There is a popular meme that circles social media from time to time regarding making plans to attend and event or get together with friends on one day, usually when you’re feeling energetic and ready to take on the world, and, then, on the day of the actual event, the same person in the meme has pretty much experienced a complete reversal of their decision to participate in the planned event. For me, this popular meme is funny because it is indeed true for me. Committing to plans for me comes with a bit of trepidation, wondering if I’ll feel the same level of desire and commitment on the day of the actual event as I do in my anticipation of the event.

That’s why one of the things I love and that impresses me about our teenagers is their follow through on their plans. Even when they were younger, this was almost always the case for them. In fact, I remember the sense of uncertainty I felt each Halloween after the first attempts to do Halloween-related events—trick or treating or local Halloween strolls in the small Western North Carolina towns near where we lived—did not go very well at all for one or both girls.
I remember when we first moved to our current townhome neighborhood rental. It was early October and Halloween was approaching and I was thinking maybe we could find something other than trick or treating to do that night. For one thing, I had no idea whether our small cul-de-sac-style neighborhood even did trick or treating, and, for another thing, I wasn’t convinced trick or treating was a good idea if they did.
But, when I raised these uncertainties with my then 8.5 year old who is now 17, she shared her thoughts clearly and her words have stuck with me year after year as we have faced new opportunities and different challenging circumstances and events. She told me that while she recognized that previous attempts at trick or treating and Halloween things had not worked out well, she was determined to try again because, mama, I think it could be different this time. Who can say no to such wise words? Such beyond-her-years wisdom and insight?
Not this mama.
So, I decided we would try again. And, this time, I also decided we would do everything in our power to set up our girls for success. We practiced trick or treating in the house, knocking on the upstairs bedroom doors, practicing saying trick or treat, and practicing accepting candy with a thank you. Even more importantly, I talked to both girls about the candy they likely would receive during their trick or treating adventure because I had finally realized part of the previous challenge and subsequent lack of enjoyment stemmed from my girls’ disappointment with the candy choices they were provided. Realizing this, I explained to them multiple times that it didn’t matter what candy someone dropped into their little pumpkin buckets, they could trade out all candy they didn’t want when they got home for the candy I knew they really wanted.

That night of trick or treating was the best one we’d ever had.
I recalled that night again recently as my oldest considered whether or not to attend an upcoming teen gathering she has been attending the past four weeks. While I knew she really wanted to go to see one of the teens with whom she recently created a connection, I also wasn’t sure it was a good idea for her to attend due to some personal circumstances that might influence and impact her experience. Eventually, after giving it some genuine thought, she told me she was going to skip the meetup because it wasn’t lining up to be a positive experience.
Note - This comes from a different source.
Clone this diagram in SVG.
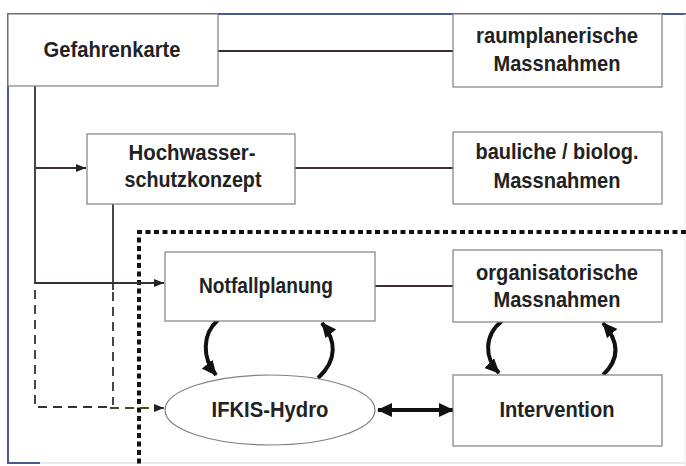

While I realized how hard this decision had been for her, I was also incredibly impressed with and proud of her for coming to this conclusion. How could I not celebrate such maturity and growth? Her ability to recognize what she needed and was able to think through and articulate?
As my girls have moved through their teen years, I have loved watching the way they are able to consider their opportunities and options from different perspectives. Oh, how I deeply understand their uncertainty and their strong pull toward wanting to do a particular thing, participate in an event or create connections. But what I admire so much is their ability to determine how something might affect them. What I appreciate is their willingness to step out in bold confidence and then, if there is such a need, their ability and willingness to pivot, to change their mind and their direction.
I’m not sure they always see these moments as the successes they truly are, but I do. And, even more, I recognize they are building a strength they will need to advocate for themselves and continue making good choices for themselves. For their mental health and for where they might be in a given moment. As someone who struggled with this kind of self-advocacy, who also felt a sense of “having to” do things because someone else expected me to or because someone else might be disappointed in me or by me, I love that they are growing into strong, confident young women who are willing and able to make the difficult choices and honor themselves. Truly, these two remarkable young women have no idea how much I learn from them each day.